"Nuit Debout", la place de la République devient l'agora des Parisiens
Le 16 juin 2013, après un an et demi de travaux, la nouvelle place de la République dévoile ses dalles grises en béton. 70% de cet espace de plus de 3 hectares était dédié à la circulation et 30% aux piétons, ce sera maintenant l'inverse. Si certains journaux étrillent sa "banalité esthétique" ou encore son "infinie platitude", elle trouve tout de suite grâce aux yeux des piétons, surtout les plus revendicatifs.
"Cette place est agréable, on peut s'installer sans gêner, y organiser plusieurs manifestations en même temps, moi je l'aime bien", dit le porte-parole de Droit au Logement, Jean-Baptiste Eyraud. "Nous sommes devenus des usagers réguliers, ici il ne manque que le chauffage", se marre l'expert en agit-prop, qui a même obtenu de la mairie du XIe arrondissement que les toilettes publiques de la place restent ouvertes la nuit.
"Il y a toujours eu beaucoup de manifestations à République et cette fonction historique, symbolique, il fallait la garder", souligne Pierre-Alain Trévélo, l'un des architectes du réaménagement.
On comptait 195 rassemblements statiques ou transitant par "Répu" en 2011, selon les chiffres compilés par la préfecture de police de Paris pour l'AFP. En 2014, après les travaux, ce chiffre passe à 248, puis atteint 269 en 2015. Au premier trimestre 2016, il y en a eu 80. La réfection de la place a aussi rendu accessible l'allégorie de la République, imposante statue sur laquelle les manifestants se risquent à grimper, non sans danger.
Depuis les attentats de janvier puis de novembre de l'année dernière, la statue veille aussi sur les centaines de bougies, fleurs et petits mots en hommage aux victimes. C'est de là qu'était partie le 11 janvier 2015 une immense marche contre le terrorisme et pour la liberté d'expression.
Quatorze mois plus tard, la place accueille chaque soir une foule de citoyens opposés au système politique en général et à la loi travail en particulier: le mouvement "Nuit debout". Ils sont des centaines, parfois des milliers, à se retrouver pour refaire le monde, danser au rythme des tamtams ou partager un bol de soupe.
Les dégradations et débordements ont conduit au démantèlement du campement qui s'était constitué. "Des gens avaient dormi là une semaine, créé des potagers, monté des tentes", "maintenant on ne peut plus", se désolait Grégory, étudiant investi dans le mouvement.

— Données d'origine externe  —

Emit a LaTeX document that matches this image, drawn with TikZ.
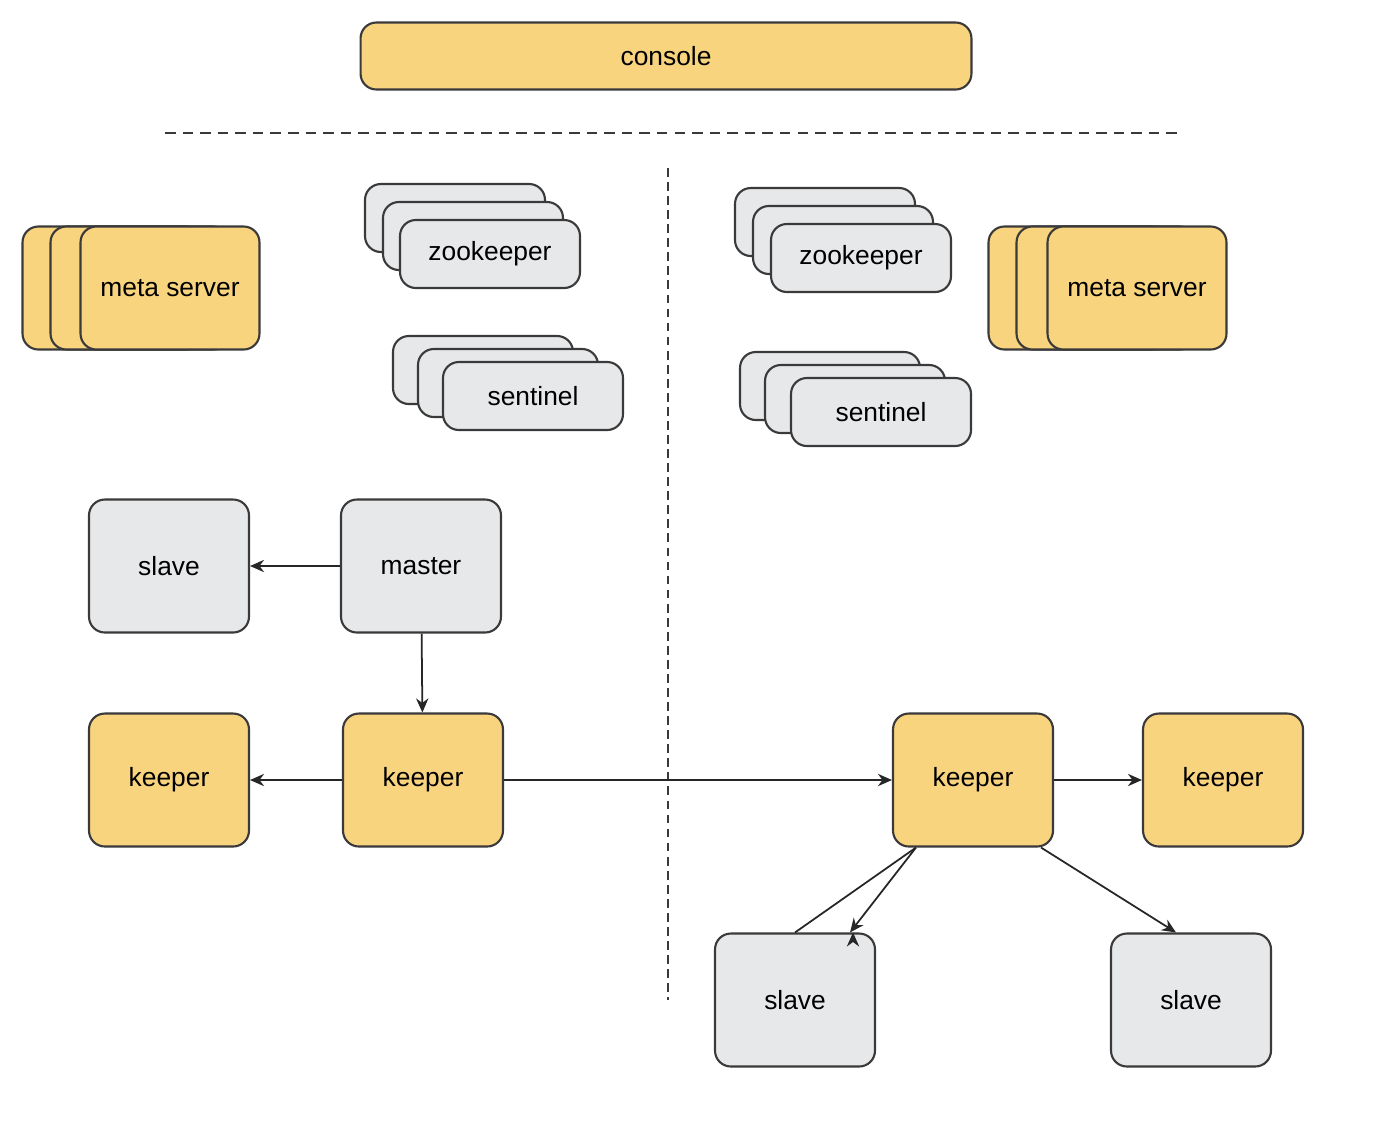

Depuis, la structure est plus légère, mais la petite foule toujours rassemblée la nuit, avec sono et fanfare, au grand dam de certains riverains. "Un riverain est venu nous voir pour nous dire qu'il nous soutenait à 100% mais n'arrivait pas à dormir", raconte Nicolas, un jeune participant au mouvement.
Devant son immeuble, Teresa Garcia, en blouse à carreaux marron, passe le balai. "Quand je suis là, je surveille. Je les engueule quand ils sont en train de faire des bêtises", raconte la gardienne, qui désigne à quelques mètres une agence bancaire à la vitrine étoilée et au distributeur d'argent peinturluré.
Il y a a quelques mois, un autre riverain, excédé par les manifestations constantes, avait sorti sa plume pour une missive à la maire de Paris, Anne Hidalgo: "Redonnez-nous le droit au sommeil, au repos, à la paix et à l'être chez nous en ne transformant plus la place de la République, qui est l'endroit où nous habitons, en salle de concert ou stade", écrivait ce professeur d'université.
Les maires de Paris et des IIIe, Xe et XIe arrondissements se sont fendus d'un communiqué pour rappeler que les riverains "doivent être préservés, comme tous les Parisiens, du tapage nocturne". Et d'ajouter: "La place de la République n'appartient pas davantage à ceux qui veulent en faire un forum, qu'à ceux pour laquelle elle est un lieu de passage, de loisirs, ou encore un mémorial."